TintaSiyasi.com -- Manusia adalah mahluk sosial yang senantiasa berinteraksi secara terus menerus dengan lingkungannya. Yang biasa menjadi alat penghubung antar manusia satu dengan manusia lainnya salah satunya adalah melalui interaksi mereka pada media informasi dan berita.
Dengan adanya pertukaran informasi dan berita, mereka bisa senantiasa menyamakan persepsi, berkalibrasi serta saling berbagi informasi demi menjaga keberlangsungan kehidupan bermasyarakatnya. Hal ini disebabkan adanya instinc atau naluri untuk mempertahankan jenis yang dimiliki oleh manusia demi menjaga eksistensinya.
Selain itu, manusia memang diciptakan untuk cenderung berbicara dan saling bertukar pemikiran serta rasa. Bahkan potensi manusia untuk berbicara inilah yang menunjukkan bahwa manusia dikaruniai pula akal pikiran. Hal inilah yang membuat mereka menjadi mahluk yang istimewa, dibandingkan dengan hewan yang hanya memiliki naluri semata. Senada dengan sebuah ungkapan bahwa manusia adalah hewan yang berbicara.
Kebutuhan akan informasi dan berita tersebut terlihat dari banyaknya media massa yang dibangun dengan semangat jurnalistik demi terjaganya eksistensi masyarakat yang baik. Biasanya, netralitas dan objektivitas media tersebut menjadi ukuran kredibilitas bagi sebuah media massa dimata masyarakat.
Hari-hari ini telah terjadi berbagai peristiwa politik besar yang menggelitik akal pikiran serta menarik-narik rasa dengan sangat kuatnya. Salah satunya adalah demo mahasiswa yang baru-baru ini terjadi di Jakarta.
Bagaimana tidak merangsang akal kita dengan berbagai pertanyaan, ketika secara logika hutang negara yang sudah berada di angka 7000 T, pemerintah masih nekad untuk memindahkan ibukota negara? Sumber dananya pun akan dicari lagi dari hutang pula.
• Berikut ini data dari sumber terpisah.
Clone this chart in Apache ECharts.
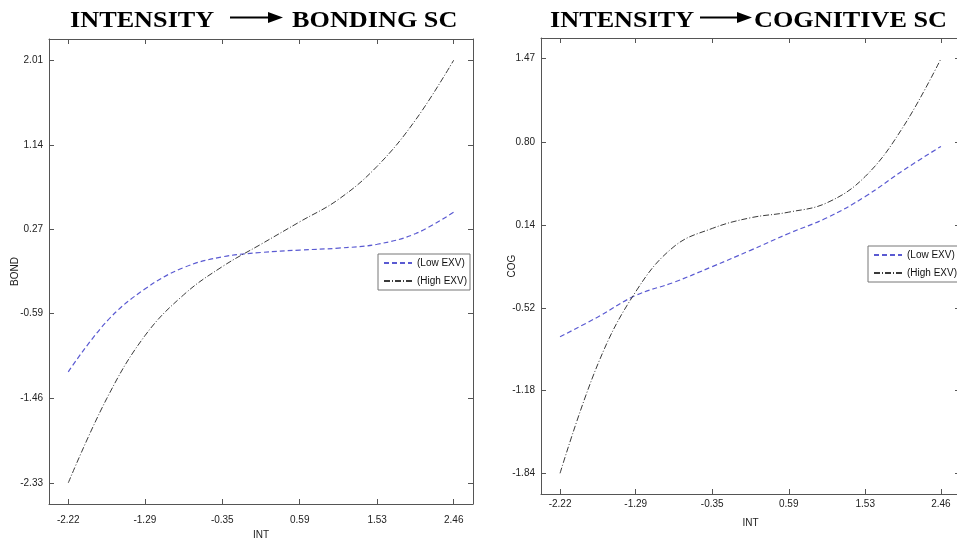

Dimana logikanya?
Proyek infra struktur yang mangkrak dengan turnkey project yang menjadikan hutang kita makin membengkak, bagaimana pengelolaan APBN oleh penyelenggara negara yang sudah diberi amanat oleh rakyat untuk menjalankannya?
Bagaimana rasa kemanusiaan kita tidak teragitasi ketika marak kezhaliman dan ketidak adilan yang diportontonkan secara vulgar didepan mata rakyatnya. Sementara kekuasaan yang diberikan adalah berasal dari rakyat pula. Bagaimana rakyat tidak sakit hati?
Dewan Perwakilan Rakyat yang sejatinya adalah dewan perwakilan kepentingan oligarki meminta penambahan dan perbaikan falisitas, sementara gaji pegawai honorer sangat rendah dan tidak mencukupi kebutuhan hidup mereka. Apakah empati mereka sudah mati?
Ketika mahasiswa menjalankan fungsinya sebagai agen perubahan, berita ini seolah-olah tidak pernah diperdengarkan. Ketika jeritan kepedihan disuarakan oleh mahasiswa, teriakan mereka seolah-olah hendak dibungkam. Aktivitas mereka yang mulia tidak pernah diberitakan.
Kebanyakan sumber berita yang kita terima adalah aktivitas jurnalistik yang dilakukan para netizen dan diunggah di media sosial dengan berbagai platformnya. Itupun harus menghadapi tindakan banned dari para pengelola lokalnya. Berbagai akun yang mencoba mengkritisi pemerintah untuk menjaga eksistensi masyarakat dibokir, ditangguhkan, bahkan dihapus dari dunia maya. Inilah
Pertanyaannya kemudian adalah kemana media massa? Hilangkah semangat Jurnalistik yang selama ini mereka agung-agungkan itu? Kemana pembelaan mereka terhadap ketidak adilan, kesewenang-wenangan, dan kezaliman yang diterima rakyat mereka? Bukankah mereka adalah benteng dan perimeter rakyatnya? Akankah mereka diam saja?
Ketika media massa sudah menjadi media penguasa, sudahlah biarkan saja! Biarlah rakyat yang akan mengabarkan semua peristiwa secara sukarela. Demi kebenaran, keadilan, kemanusiaan dan keberlangsungan hidup kita di akhir zaman. Karena pertolongan Allah akan tetap datang, dengan atau tanpa kalian. Berharap lah kalian akan aman ketika terjadi perubahan. Wallahu a'lam bishshawwab.